De l'autre côté, ils ne l'ont pas gagnée puisque le processus de production a émigré, et le rapport de force entre syndicats et patronat est désormais favorable au patronat. En définitive, c'est un match nul. Nous avons plutôt changé de période historique...


Dans ces conditions, peut-on désormais parler d'une lutte entre "générations", opposant d'un côté les "enfants de la crise" et de l'autre ceux des Trente Glorieuses ?

La question est pertinente si l'on se focalise sur la France. Ce pays a laissé pour compte la jeunesse, peut-être plus qu'ailleurs... La génération des Trente Glorieuses qui avait connu le plein emploi, même si elle a été frappée par l'affaiblissement de l'appareil productif et la transformation de la société, a toutefois essayé de se protéger des effets de cette mutation sociétale, notamment en essayant de se "servir" en priorité.

Cette génération n'a pas eu la préoccupation essentielle de permettre aux jeunes de les remplacer peu à peu. J'en veux pour preuve le mythe de l'éternel jeunesse... Ceux de 1968 se pensent encore jeunes et créent des effets pervers sur les générations plus jeunes. L'amertume des jeunes est d'ailleurs perceptible, même chez ceux qui ont aujourd'hui un CDI, mais ne sont toujours pas considérés par les banques comme éligibles à des prêts qui étaient autrefois accordés.


Laurent Wauquiez a consacré son dernier ouvrage aux "classes moyennes", annonçant qu'elles devront mobiliser l'attention du prochain quinquennat. Les "classes moyennes" sont-elles la nouvelle "classe ouvrière" ?    
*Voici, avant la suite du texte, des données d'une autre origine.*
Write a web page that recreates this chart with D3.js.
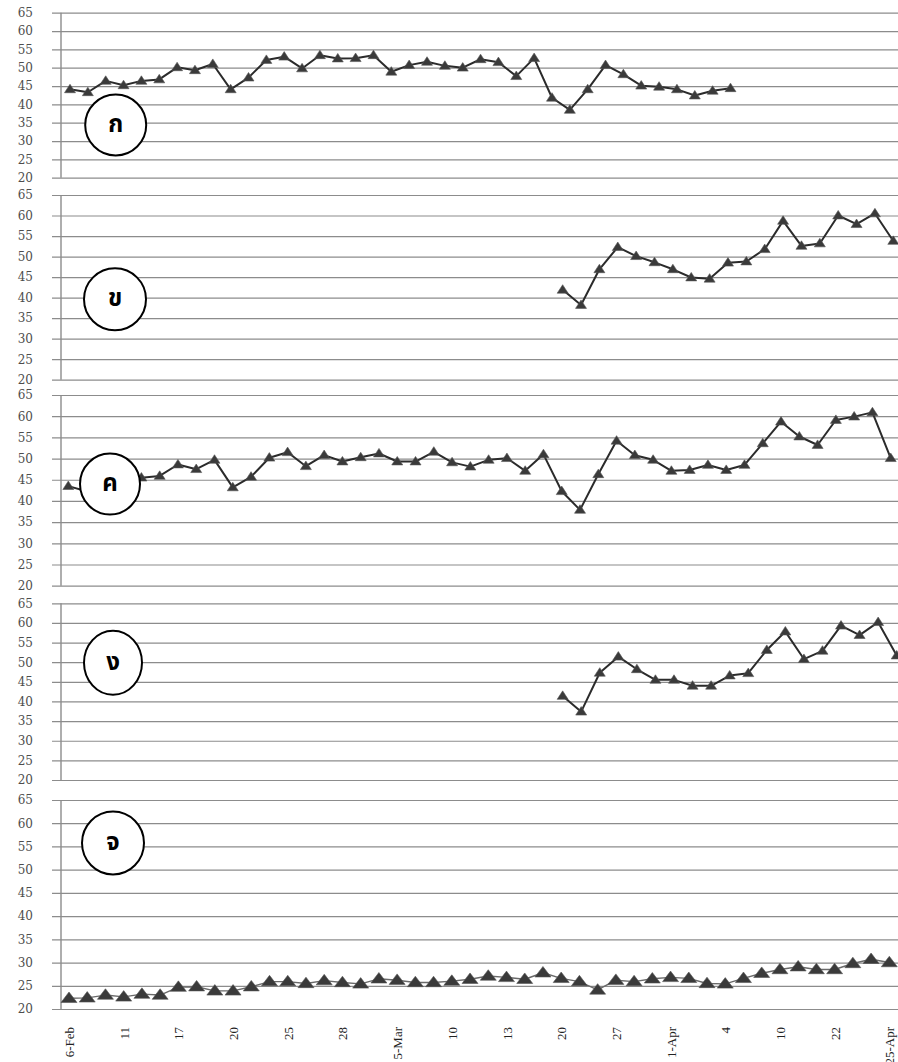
<!DOCTYPE html>
<html>
<head>
<meta charset="utf-8">
<script src="https://cdn.jsdelivr.net/npm/d3@7"></script>
<style>
  html, body { margin: 0; padding: 0; background: #fff; }
  svg { display: block; }
</style>
</head>
<body>
<svg id="chart" width="898" height="1062"></svg>
<script>
// Sampling slots along the shared date axis; only every third slot carries a label.
const xLabels = [
  "6-Feb", "", "", "11", "", "", "17", "", "", "20", "", "",
  "25", "", "", "28", "", "", "5-Mar", "", "", "10", "", "",
  "13", "", "", "20", "", "", "27", "", "", "1-Apr", "", "",
  "4", "", "", "10", "", "", "22", "", "", "25-Apr"
];
const yTicks = [20, 25, 30, 35, 40, 45, 50, 55, 60, 65];
const panelNames = ["ก", "ข", "ค", "ง", "จ"];

// Series values (first value sits on the slot given in seriesStart)
const seriesKo = [44.1, 43.3, 46.4, 45.2, 46.4, 46.8, 50.1, 49.3, 51.0, 44.1,
  47.3, 52.1, 53.0, 49.8, 53.4, 52.5, 52.6, 53.4, 48.9, 50.7,
  51.6, 50.5, 50.0, 52.3, 51.5, 47.7, 52.6, 41.8, 38.5, 44.1,
  50.7, 48.2, 45.1, 44.8, 44.1, 42.4, 43.7, 44.4];
const seriesKho = [41.9, 38.2, 46.9, 52.3, 50.1, 48.6, 46.9, 44.9, 44.6, 48.5,
  48.8, 51.8, 58.7, 52.6, 53.2, 60.0, 57.9, 60.5, 53.8];
const seriesKho2 = [43.5, 42.3, 44.8, 44.5, 45.5, 45.9, 48.6, 47.5, 49.7, 43.2,
  45.7, 50.2, 51.5, 48.2, 50.8, 49.3, 50.3, 51.2, 49.3, 49.3,
  51.6, 49.1, 48.1, 49.7, 50.1, 47.1, 51.0, 42.3, 37.9, 46.3,
  54.2, 50.8, 49.7, 47.1, 47.3, 48.5, 47.3, 48.5, 53.6, 58.7,
  55.2, 53.2, 59.1, 59.9, 60.9, 50.1];
const seriesNgo = [41.4, 37.4, 47.3, 51.4, 48.2, 45.5, 45.5, 44.0, 44.0, 46.6,
  47.2, 53.1, 57.8, 50.8, 52.9, 59.3, 56.9, 60.2, 51.7];
const seriesJo = [22.3, 22.4, 23.0, 22.6, 23.2, 23.0, 24.7, 24.8, 23.9, 23.9,
  24.8, 25.9, 25.9, 25.5, 26.1, 25.7, 25.4, 26.5, 26.2, 25.7,
  25.7, 26.0, 26.4, 27.1, 26.8, 26.4, 27.8, 26.6, 25.9, 24.1,
  26.2, 25.9, 26.5, 26.8, 26.6, 25.5, 25.4, 26.6, 27.7, 28.5,
  29.1, 28.5, 28.5, 29.8, 30.7, 30.0];
const seriesStart = [0, 27, 0, 27, 0];

// Panel layout
const W = 898;
const gridLeft = 52;
const axisX = 61;
const layout = [
  { top: 12.7,  bottom: 177.7, x0: 70,   x1: 873.3, badge: [115.7, 125, 30.5, 30.5], big: false },
  { top: 195,   bottom: 379.7, x0: 66.7, x1: 893.3, badge: [115, 299.3, 31, 31],   big: false },
  { top: 395,   bottom: 585.7, x0: 68.3, x1: 890.7, badge: [110, 484, 30, 30.5],   big: false },
  { top: 603.3, bottom: 780,   x0: 61.6, x1: 896.7, badge: [113, 662.7, 29, 32],   big: false },
  { top: 800,   bottom: 1009,  x0: 69,   x1: 889.3, badge: [113, 843, 31, 31.5],   big: true }
];
const allSeries = [seriesKo, seriesKho, seriesKho2, seriesNgo, seriesJo];

const svg = d3.select("#chart");
const slots = d3.range(xLabels.length);

function triangle(w, h) {
  return `M0,${-h * 0.6}L${w / 2},${h * 0.4}L${-w / 2},${h * 0.4}Z`;
}

layout.forEach((p, k) => {
  const y = d3.scaleLinear().domain([20, 65]).range([p.bottom, p.top]);
  const x = d3.scalePoint().domain(slots).range([p.x0, p.x1]);
  const g = svg.append("g");

  // gridlines + value labels
  const yAxis = d3.axisLeft(y)
    .tickValues(yTicks)
    .tickSize(-(W - gridLeft))
    .tickPadding(19)
    .tickFormat(d3.format("d"));
  const ya = g.append("g").attr("transform", `translate(${gridLeft},0)`).call(yAxis);
  ya.select(".domain").remove();
  ya.selectAll(".tick line").attr("stroke", "#8c8c8c").attr("stroke-width", 1.2);
  ya.selectAll(".tick text")
    .attr("font-family", "'DejaVu Serif', 'Liberation Serif', serif")
    .attr("font-size", 12)
    .attr("fill", "#4d4d4d");

  // vertical value axis
  g.append("line")
    .attr("x1", axisX).attr("x2", axisX)
    .attr("y1", y(65)).attr("y2", y(20))
    .attr("stroke", "#8c8c8c").attr("stroke-width", 1.4);

  const start = seriesStart[k];
  const pts = allSeries[k].map((v, i) => ({ slot: start + i, v }));

  const line = d3.line().x(d => x(d.slot)).y(d => y(d.v));
  g.append("path")
    .datum(pts)
    .attr("fill", "none")
    .attr("stroke", p.big ? "#6a6a6a" : "#2b2b2b")
    .attr("stroke-width", p.big ? 1.4 : 2)
    .attr("stroke-linejoin", "round")
    .attr("d", line);

  const tri = p.big ? triangle(16, 10.5) : triangle(11, 8.5);
  g.selectAll("path.mk")
    .data(pts)
    .join("path")
    .attr("class", "mk")
    .attr("transform", d => `translate(${x(d.slot)},${y(d.v)})`)
    .attr("d", tri)
    .attr("fill", "#3a3a3a")
    .attr("stroke", "#555")
    .attr("stroke-width", 0.6);

  // circled panel letter
  const [cx, cy, rx, ry] = p.badge;
  g.append("ellipse")
    .attr("cx", cx).attr("cy", cy).attr("rx", rx).attr("ry", ry)
    .attr("fill", "#fff").attr("stroke", "#000").attr("stroke-width", 2);
  g.append("text")
    .attr("x", cx).attr("y", cy)
    .attr("text-anchor", "middle")
    .attr("dominant-baseline", "central")
    .attr("font-family", "'Noto Sans Thai', 'Noto Sans', 'DejaVu Sans', sans-serif")
    .attr("font-weight", "bold")
    .attr("font-size", 24)
    .attr("fill", "#000")
    .text(panelNames[k]);

  // date axis under the last panel
  if (k === layout.length - 1) {
    const xAxis = d3.axisBottom(x)
      .tickSize(0)
      .tickFormat(i => xLabels[i]);
    const xa = g.append("g").attr("transform", `translate(0,${p.bottom})`).call(xAxis);
    xa.select(".domain").remove();
    xa.selectAll(".tick text")
      .attr("font-family", "'Liberation Serif', 'Times New Roman', serif")
      .attr("font-size", 13)
      .attr("fill", "#222")
      .attr("text-anchor", "end")
      .attr("transform", "rotate(-90)")
      .attr("x", -18)
      .attr("y", 0)
      .attr("dy", "0.35em");
  }
});
</script>
</body>
</html>
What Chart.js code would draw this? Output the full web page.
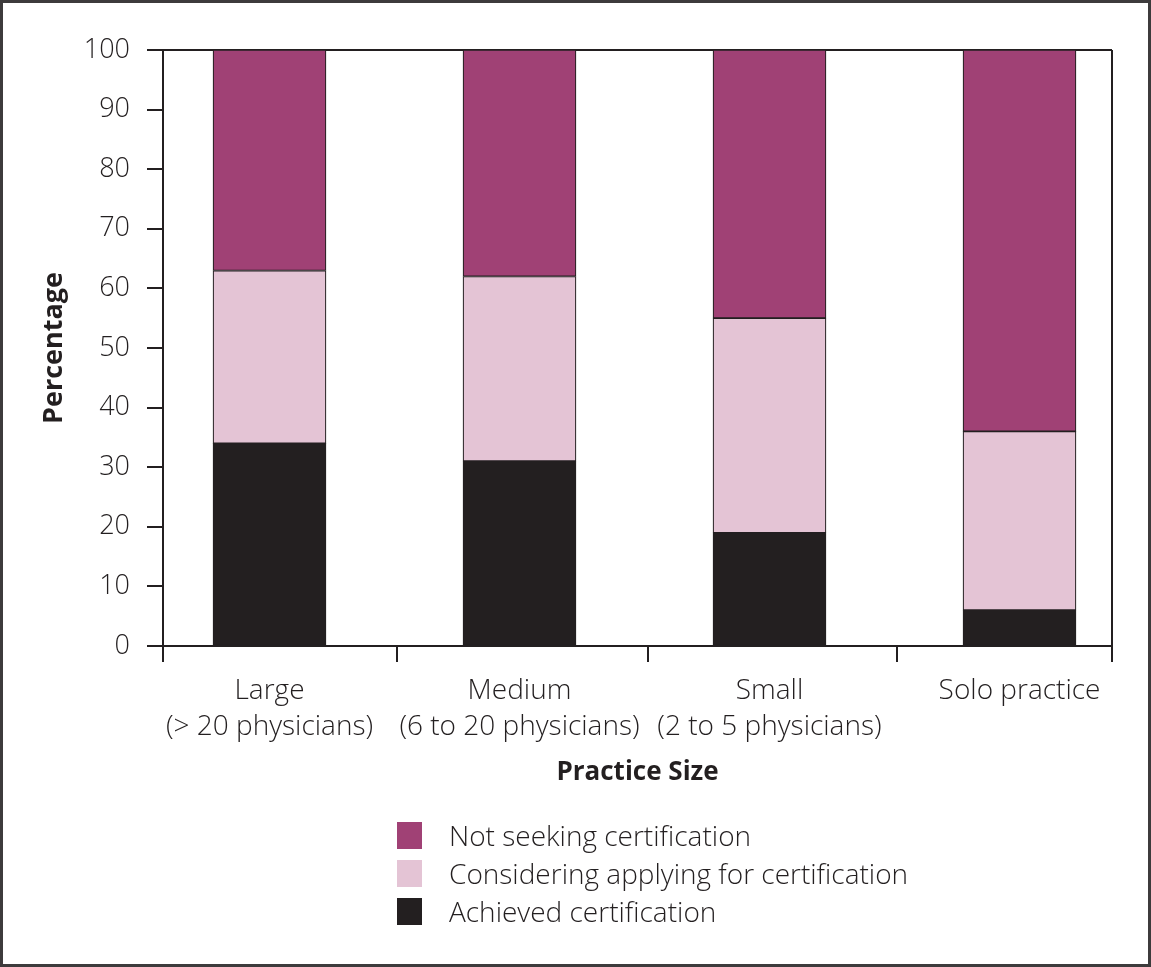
<!DOCTYPE html>
<html>
<head>
<meta charset="utf-8">
<script src="https://cdn.jsdelivr.net/npm/chart.js@4.4.1/dist/chart.umd.min.js"></script>
<style>
  html, body { margin: 0; padding: 0; background: #fff; }
  #pagina { position: relative; width: 1151px; height: 967px; overflow: hidden; }
  #grafico { position: absolute; left: 0; top: 0; }
  #moldura { position: absolute; inset: 0; border: 3px solid #3d3b3c; box-sizing: border-box; pointer-events: none; }
  #legenda { position: absolute; left: 397px; top: 816px; font-family: "Open Sans", sans-serif; font-weight: 300; font-size: 28px; color: #231f20; }
  #legenda .item { display: flex; align-items: center; height: 38px; }
  #legenda .caixa { width: 25px; height: 27px; margin-right: 27px; }
</style>
</head>
<body>
<div id="pagina">
  <canvas id="grafico" width="1151" height="967"></canvas>
  <div id="legenda"></div>
  <div id="moldura"></div>
</div>
<script>
// dados
const categorias = [
  ['Large', '(> 20 physicians)'],
  ['Medium', '(6 to 20 physicians)'],
  ['Small', '(2 to 5 physicians)'],
  'Solo practice'
];
const alcancada = [34, 31, 19, 6];
const considerando = [29, 31, 36, 30];
const naoBusca = [37, 38, 45, 64];
const ticksY = [0, 10, 20, 30, 40, 50, 60, 70, 80, 90, 100];

const escuro = '#231f20';
const xMin = -0.426;
const xMax = 3.37;
// separadores entre categorias (marcas abaixo do eixo x)
const separadores = [0.508, 1.514, 2.51];

const pontos = valores => valores.map((v, i) => ({ x: i, y: v }));

const ctx = document.getElementById('grafico').getContext('2d');
const chart = new Chart(ctx, {
  type: 'bar',
  data: {
    datasets: [
      { label: 'Achieved certification', data: pontos(alcancada), backgroundColor: escuro },
      { label: 'Considering applying for certification', data: pontos(considerando), backgroundColor: '#e4c4d5' },
      { label: 'Not seeking certification', data: pontos(naoBusca), backgroundColor: '#a04175' }
    ]
  },
  options: {
    responsive: false,
    animation: false,
    layout: { padding: { left: 38, top: 50, right: 39, bottom: 179 } },
    datasets: {
      bar: { barThickness: 113, borderColor: escuro, borderWidth: 1.2, borderSkipped: false }
    },
    plugins: {
      legend: { display: false },
      tooltip: { enabled: false }
    },
    scales: {
      x: {
        type: 'linear',
        stacked: true,
        offset: false,
        min: xMin,
        max: xMax,
        afterBuildTicks: escala => {
          const valores = [xMin, 0, 1, 2, 3, xMax, ...separadores].sort((a, b) => a - b);
          escala.ticks = valores.map(v => ({ value: v }));
        },
        afterFit: escala => { escala.height = 142; },
        border: { display: true, color: escuro, width: 2 },
        grid: {
          drawOnChartArea: true,
          offset: false,
          lineWidth: 2,
          tickLength: 16,
          color: c => (c.tick && c.tick.value === xMax) ? escuro : 'transparent',
          tickColor: c => (c.tick && Number.isInteger(c.tick.value)) ? 'transparent' : escuro
        },
        ticks: {
          autoSkip: false,
          maxRotation: 0,
          minRotation: 0,
          padding: 11,
          color: escuro,
          font: { family: 'Open Sans', size: 28, weight: 300, lineHeight: 1.28 },
          callback: valor => Number.isInteger(valor) ? categorias[valor] : ''
        },
        title: {
          display: true,
          text: 'Practice Size',
          color: escuro,
          padding: 0,
          font: { family: 'Open Sans', size: 26, weight: 'bold', lineHeight: 1.2 }
        }
      },
      y: {
        stacked: true,
        min: 0,
        max: 100,
        afterBuildTicks: escala => {
          escala.ticks = ticksY.map(v => ({ value: v }));
        },
        afterFit: escala => { escala.width = 125; },
        border: { display: true, color: escuro, width: 2 },
        grid: {
          lineWidth: 2,
          tickLength: 16,
          color: c => (c.tick && c.tick.value === 100) ? escuro : 'transparent',
          tickColor: escuro
        },
        ticks: {
          padding: 17,
          color: escuro,
          font: { family: 'Open Sans', size: 27, weight: 300 }
        },
        title: {
          display: true,
          text: 'Percentage',
          color: escuro,
          padding: 0,
          font: { family: 'Open Sans', size: 27, weight: 'bold', lineHeight: 1.2 }
        }
      }
    }
  }
});

// Legenda vertical, na ordem inversa do empilhamento
function montarLegenda() {
  const legenda = document.getElementById('legenda');
  const itens = chart.data.datasets.slice().reverse();
  legenda.innerHTML = itens.map(ds => `
    <div class="item"><span class="caixa" style="background:${ds.backgroundColor}"></span>${ds.label}</div>
  `).join('');
}
montarLegenda();
</script>
</body>
</html>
C'est une invention sociologique et politique. Laurent Wauquiez oppose cette notion de "classes moyennes" à celle des salariés. Ce qui tend à démontrer qu'il n'a pas compris qu'une partie du salariat de la fonction publique, ainsi que les salariés moyens du secteur privé, sont de plus en plus sensibles à des dégradations de leur environnement, perceptibles hors de la production : logement, sécurité, biens rares, biens collectifs, etc.

Il bâtit donc un discours qui traverse sous un autre angle celui qui avait permis au Parti socialiste de sortir du carcan électoral du petit salariat. En définitive, il ne s'agit que d'une bataille entre deux grands partis, dont les bases sociales tendent à se ressembler. Ce qui est une preuve supplémentaire que la lutte des classes n'est pas présente.


Quant au déclassement des "classes moyennes", cela constitue-t-il un risque en faveur d'une potentielle révolte ?

Non, car plus les gens ressentent ce déclassement, plus ils le ressentent individuellement. Ils ne parlent pas en tant que membres d'une classe sociale ou d'un groupe constitué politiquement ou pas, mais en tant qu'individu qui constate...

Le fort sentiment de déclassement est donc accompagné d'un fort sentiment d'individualisme. C'est la raison pour laquelle Laurent Wauquiez joue sur ce sentiment, dont il sait qu'il finira par profiter à son camp politique.

L'idée d'un grand mouvement syndicaliste des classes moyennes, dont certains disent rêver à gauche, n'a malheureusement aucune chance de se développer. Et comme dans le sentiment de déclassement des "classes moyennes", l'immigration et la sécurité jouent aussi leur rôle, c'est Marine Le Pen qui a su - dans les premiers temps de cette campagne - s'approprier le mieux ces thématiques.